The EU portability Regulation comes into force as of the 1st of April 2018.
Brexit Rumbles On
Clearly there are some major changes on the cards this year. But the “daddy” of them all has to be Brexit.
The scope of Brexit’s impact upon British law is, of course, not limited to intellectual property. Fundamentally, a key driver behind Brexit is for the UK to be autonomous from EU law.
Ironically, the only things that are clear about the UK’s stance on IP post-Brexit is the extent to which the UK has committed to continue to share legal principles with Europe (e.g the UPC, portability regulation and GDPR).
However much remains up in the air, as the UK looks to rapidly untangle its destiny from that of the EU.
Last year, we created a series of posts on this blog looking out the state of play of the fundamental intellectual property rights. These can be viewed here:
On Brexit’s impact on IP legislation this year, Virtuoso Legal Principal Liz Ward stated:
By this point, Brexit is a bit of a broken record. The only thing that’s certain is that many things remain uncertain! However, it remains the most significant legislative event of recent times. Much is being made of the autonomy that separation will give the UK from European courts – and this certainly may come in time. Despite this intention it remains at least in the short term view that harmonisation and encouraging global competitiveness remains the aim of the game.

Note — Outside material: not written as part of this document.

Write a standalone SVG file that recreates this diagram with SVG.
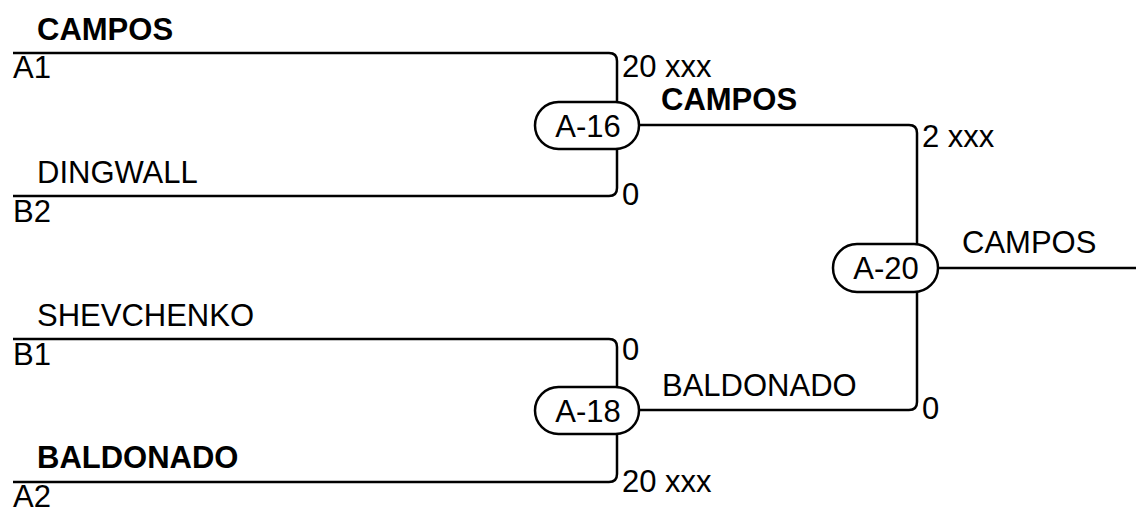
<svg xmlns="http://www.w3.org/2000/svg" width="1136" height="509" viewBox="0 0 1136 509">
<style>
.ln{fill:none;stroke:#000;stroke-width:2.5}
.ov{fill:#fff;stroke:#000;stroke-width:2.5}
text{font-family:"Liberation Sans",Arial,sans-serif;font-size:31px;fill:#000}
.b{font-weight:bold}
.c{text-anchor:middle}
</style>
<rect width="1136" height="509" fill="#fff"/>
<g id="connectors">
<path class="ln" d="M13,53 H609 Q617,53 617,61 V102"/>
<path class="ln" d="M13,196 H609 Q617,196 617,188 V149"/>
<path class="ln" d="M13,339 H609 Q617,339 617,347 V387"/>
<path class="ln" d="M13,482 H609 Q617,482 617,474 V434"/>
<path class="ln" d="M639,125 H909 Q917,125 917,133 V244"/>
<path class="ln" d="M639,410 H909 Q917,410 917,402 V292"/>
<path class="ln" d="M938,268 H1136"/>
</g>
<g id="labels">
<text class="b" x="37" y="40">CAMPOS</text>
<text x="13" y="78">A1</text>
<text x="37" y="183">DINGWALL</text>
<text x="13" y="222">B2</text>
<text x="37" y="326">SHEVCHENKO</text>
<text x="13" y="365">B1</text>
<text class="b" x="37" y="468">BALDONADO</text>
<text x="13" y="507">A2</text>
<text x="622" y="77">20 xxx</text>
<text x="622" y="205">0</text>
<text x="622" y="360">0</text>
<text x="622" y="492">20 xxx</text>
<text class="b" x="661" y="110">CAMPOS</text>
<text x="922" y="147">2 xxx</text>
<text x="662" y="396">BALDONADO</text>
<text x="922" y="419">0</text>
<text x="962" y="253">CAMPOS</text>
</g>
<g id="A-16">
<rect class="ov" x="535" y="102" width="104" height="47" rx="23.5"/>
<text class="c" x="588" y="137">A-16</text>
</g>
<g id="A-18">
<rect class="ov" x="535" y="387" width="104" height="47" rx="23.5"/>
<text class="c" x="588" y="422">A-18</text>
</g>
<g id="A-20">
<rect class="ov" x="833" y="244" width="105" height="48" rx="24"/>
<text class="c" x="886" y="279">A-20</text>
</g>
</svg>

The jury is out on what a post-Brexit UK judiciary will actually be like in the long term. For the time being however, it would seem that continuity is king – which provides a degree of predictability as far as 2018 goes.”
And those are our 5 things to look out for in intellectual property in 2018.
Over the course of this year we will keep you posted to the impact of these changes, and any others that emerge in the process.